Task description:
Quote the data exactly, first line to the line containing "ax.tick_params(axis='y', pad=8)", with no pictures.

Task material:

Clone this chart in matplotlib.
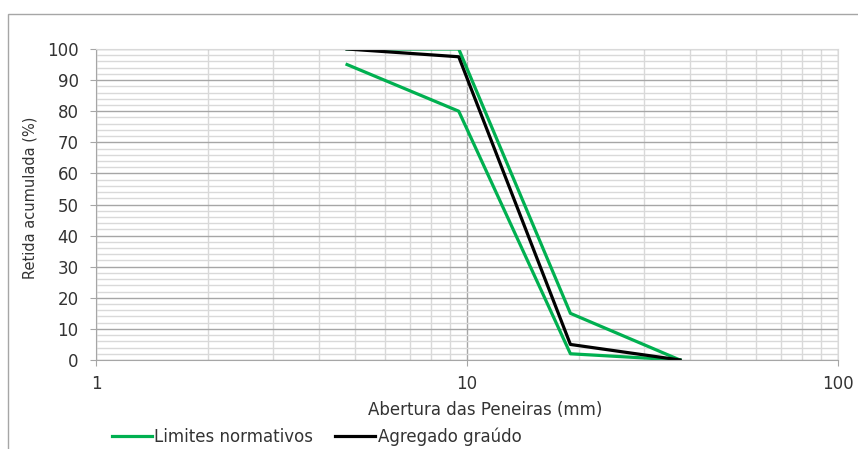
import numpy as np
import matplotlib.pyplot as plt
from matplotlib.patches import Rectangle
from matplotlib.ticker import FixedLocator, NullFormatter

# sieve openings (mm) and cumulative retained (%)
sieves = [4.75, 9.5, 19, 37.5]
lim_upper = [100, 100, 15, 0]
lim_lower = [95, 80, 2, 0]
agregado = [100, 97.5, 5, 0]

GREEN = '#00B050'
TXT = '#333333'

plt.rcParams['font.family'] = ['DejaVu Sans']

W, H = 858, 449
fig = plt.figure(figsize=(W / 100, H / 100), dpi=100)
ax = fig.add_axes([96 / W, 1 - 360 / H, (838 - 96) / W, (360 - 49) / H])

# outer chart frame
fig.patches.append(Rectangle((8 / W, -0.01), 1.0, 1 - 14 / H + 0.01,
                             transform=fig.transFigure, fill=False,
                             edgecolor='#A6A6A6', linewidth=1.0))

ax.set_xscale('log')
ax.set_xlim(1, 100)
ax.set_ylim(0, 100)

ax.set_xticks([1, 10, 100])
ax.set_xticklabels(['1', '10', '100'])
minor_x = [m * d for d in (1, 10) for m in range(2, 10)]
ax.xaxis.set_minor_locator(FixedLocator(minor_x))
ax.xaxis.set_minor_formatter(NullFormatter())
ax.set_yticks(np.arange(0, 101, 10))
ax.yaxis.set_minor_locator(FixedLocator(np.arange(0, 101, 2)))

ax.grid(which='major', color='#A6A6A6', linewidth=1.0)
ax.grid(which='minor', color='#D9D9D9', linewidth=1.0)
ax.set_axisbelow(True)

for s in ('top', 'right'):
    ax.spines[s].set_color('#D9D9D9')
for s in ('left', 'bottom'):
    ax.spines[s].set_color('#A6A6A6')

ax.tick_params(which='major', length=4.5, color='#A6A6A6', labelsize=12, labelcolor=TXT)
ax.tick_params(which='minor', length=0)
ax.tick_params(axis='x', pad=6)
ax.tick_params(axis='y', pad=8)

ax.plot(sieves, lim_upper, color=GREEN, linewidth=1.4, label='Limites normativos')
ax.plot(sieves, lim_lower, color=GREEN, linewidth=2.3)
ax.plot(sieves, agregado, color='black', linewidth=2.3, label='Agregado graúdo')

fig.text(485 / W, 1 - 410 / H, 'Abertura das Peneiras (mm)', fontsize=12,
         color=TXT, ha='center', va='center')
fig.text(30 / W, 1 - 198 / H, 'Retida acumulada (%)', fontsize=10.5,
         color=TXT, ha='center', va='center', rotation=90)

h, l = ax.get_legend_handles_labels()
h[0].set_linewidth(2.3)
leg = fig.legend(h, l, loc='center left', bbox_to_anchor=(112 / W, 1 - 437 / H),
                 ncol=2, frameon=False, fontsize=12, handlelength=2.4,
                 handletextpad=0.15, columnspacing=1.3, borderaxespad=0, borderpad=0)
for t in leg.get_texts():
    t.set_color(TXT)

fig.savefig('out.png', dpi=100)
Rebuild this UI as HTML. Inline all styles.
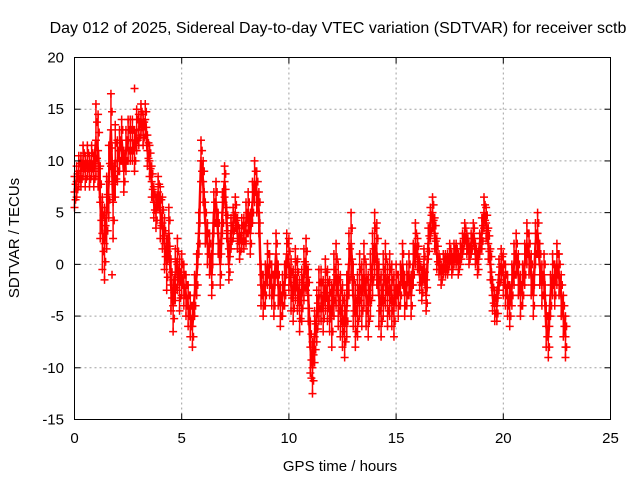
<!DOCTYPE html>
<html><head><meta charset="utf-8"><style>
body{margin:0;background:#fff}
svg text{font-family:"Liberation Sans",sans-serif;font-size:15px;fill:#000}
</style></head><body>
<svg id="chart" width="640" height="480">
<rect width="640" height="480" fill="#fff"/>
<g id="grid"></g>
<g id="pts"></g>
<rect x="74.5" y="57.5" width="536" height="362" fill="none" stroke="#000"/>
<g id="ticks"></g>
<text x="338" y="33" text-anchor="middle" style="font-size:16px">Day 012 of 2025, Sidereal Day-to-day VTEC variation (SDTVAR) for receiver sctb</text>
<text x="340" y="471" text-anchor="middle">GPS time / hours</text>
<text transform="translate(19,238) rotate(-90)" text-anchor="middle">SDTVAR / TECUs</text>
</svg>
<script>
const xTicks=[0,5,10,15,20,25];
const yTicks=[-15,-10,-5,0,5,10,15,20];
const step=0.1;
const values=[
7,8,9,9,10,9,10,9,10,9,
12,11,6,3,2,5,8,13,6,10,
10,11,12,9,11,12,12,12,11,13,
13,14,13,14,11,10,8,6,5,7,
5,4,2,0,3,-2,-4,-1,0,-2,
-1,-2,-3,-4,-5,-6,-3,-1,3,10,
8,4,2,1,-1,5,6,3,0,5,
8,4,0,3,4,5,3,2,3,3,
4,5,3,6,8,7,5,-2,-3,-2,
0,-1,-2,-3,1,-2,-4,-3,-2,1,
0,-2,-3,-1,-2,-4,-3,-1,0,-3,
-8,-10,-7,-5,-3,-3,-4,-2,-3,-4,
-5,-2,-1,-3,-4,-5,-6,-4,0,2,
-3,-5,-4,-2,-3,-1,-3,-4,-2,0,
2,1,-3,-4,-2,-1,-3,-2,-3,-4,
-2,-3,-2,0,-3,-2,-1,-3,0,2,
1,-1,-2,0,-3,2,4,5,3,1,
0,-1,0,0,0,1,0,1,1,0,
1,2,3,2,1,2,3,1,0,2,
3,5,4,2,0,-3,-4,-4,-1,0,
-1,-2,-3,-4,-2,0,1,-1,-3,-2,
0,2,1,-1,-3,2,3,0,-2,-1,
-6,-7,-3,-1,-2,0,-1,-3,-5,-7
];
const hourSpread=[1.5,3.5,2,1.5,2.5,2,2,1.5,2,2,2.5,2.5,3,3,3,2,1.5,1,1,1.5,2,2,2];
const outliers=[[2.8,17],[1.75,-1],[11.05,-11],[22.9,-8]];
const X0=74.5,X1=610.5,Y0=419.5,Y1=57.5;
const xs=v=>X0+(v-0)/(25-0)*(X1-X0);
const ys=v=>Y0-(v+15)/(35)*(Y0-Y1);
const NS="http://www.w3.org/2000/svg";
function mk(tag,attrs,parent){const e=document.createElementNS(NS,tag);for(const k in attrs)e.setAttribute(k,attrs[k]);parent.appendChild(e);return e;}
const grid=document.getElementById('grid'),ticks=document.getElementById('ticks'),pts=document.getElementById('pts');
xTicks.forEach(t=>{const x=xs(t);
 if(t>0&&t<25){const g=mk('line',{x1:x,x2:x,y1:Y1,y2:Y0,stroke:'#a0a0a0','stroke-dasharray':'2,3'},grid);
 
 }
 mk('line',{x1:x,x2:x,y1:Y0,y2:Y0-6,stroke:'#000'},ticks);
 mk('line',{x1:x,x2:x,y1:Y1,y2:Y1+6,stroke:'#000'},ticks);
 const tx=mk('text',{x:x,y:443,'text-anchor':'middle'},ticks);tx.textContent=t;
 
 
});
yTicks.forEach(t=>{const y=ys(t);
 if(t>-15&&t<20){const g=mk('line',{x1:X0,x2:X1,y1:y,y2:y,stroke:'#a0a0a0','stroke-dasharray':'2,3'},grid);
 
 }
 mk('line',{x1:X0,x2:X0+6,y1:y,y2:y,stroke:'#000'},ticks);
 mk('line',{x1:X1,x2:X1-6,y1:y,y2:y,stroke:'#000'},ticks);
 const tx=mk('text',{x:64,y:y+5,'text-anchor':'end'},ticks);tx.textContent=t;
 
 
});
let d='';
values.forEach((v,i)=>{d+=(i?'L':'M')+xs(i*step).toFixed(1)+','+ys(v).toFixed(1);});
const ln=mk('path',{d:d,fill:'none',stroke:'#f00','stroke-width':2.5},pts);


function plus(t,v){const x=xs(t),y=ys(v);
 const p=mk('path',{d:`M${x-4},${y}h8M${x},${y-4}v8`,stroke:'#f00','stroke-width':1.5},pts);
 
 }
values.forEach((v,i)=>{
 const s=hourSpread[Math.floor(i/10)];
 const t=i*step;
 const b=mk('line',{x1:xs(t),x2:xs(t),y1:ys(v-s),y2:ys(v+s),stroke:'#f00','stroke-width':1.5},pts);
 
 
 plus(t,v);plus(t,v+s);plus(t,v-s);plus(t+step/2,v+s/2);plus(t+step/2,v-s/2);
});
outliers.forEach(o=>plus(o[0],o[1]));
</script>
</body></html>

Solution to this exercise:
Clone this chart in matplotlib.
import numpy as np
import matplotlib.pyplot as plt
from matplotlib.patches import Rectangle
from matplotlib.ticker import FixedLocator, NullFormatter

# sieve openings (mm) and cumulative retained (%)
sieves = [4.75, 9.5, 19, 37.5]
lim_upper = [100, 100, 15, 0]
lim_lower = [95, 80, 2, 0]
agregado = [100, 97.5, 5, 0]

GREEN = '#00B050'
TXT = '#333333'

plt.rcParams['font.family'] = ['DejaVu Sans']

W, H = 858, 449
fig = plt.figure(figsize=(W / 100, H / 100), dpi=100)
ax = fig.add_axes([96 / W, 1 - 360 / H, (838 - 96) / W, (360 - 49) / H])

# outer chart frame
fig.patches.append(Rectangle((8 / W, -0.01), 1.0, 1 - 14 / H + 0.01,
                             transform=fig.transFigure, fill=False,
                             edgecolor='#A6A6A6', linewidth=1.0))

ax.set_xscale('log')
ax.set_xlim(1, 100)
ax.set_ylim(0, 100)

ax.set_xticks([1, 10, 100])
ax.set_xticklabels(['1', '10', '100'])
minor_x = [m * d for d in (1, 10) for m in range(2, 10)]
ax.xaxis.set_minor_locator(FixedLocator(minor_x))
ax.xaxis.set_minor_formatter(NullFormatter())
ax.set_yticks(np.arange(0, 101, 10))
ax.yaxis.set_minor_locator(FixedLocator(np.arange(0, 101, 2)))

ax.grid(which='major', color='#A6A6A6', linewidth=1.0)
ax.grid(which='minor', color='#D9D9D9', linewidth=1.0)
ax.set_axisbelow(True)

for s in ('top', 'right'):
    ax.spines[s].set_color('#D9D9D9')
for s in ('left', 'bottom'):
    ax.spines[s].set_color('#A6A6A6')

ax.tick_params(which='major', length=4.5, color='#A6A6A6', labelsize=12, labelcolor=TXT)
ax.tick_params(which='minor', length=0)
ax.tick_params(axis='x', pad=6)
ax.tick_params(axis='y', pad=8)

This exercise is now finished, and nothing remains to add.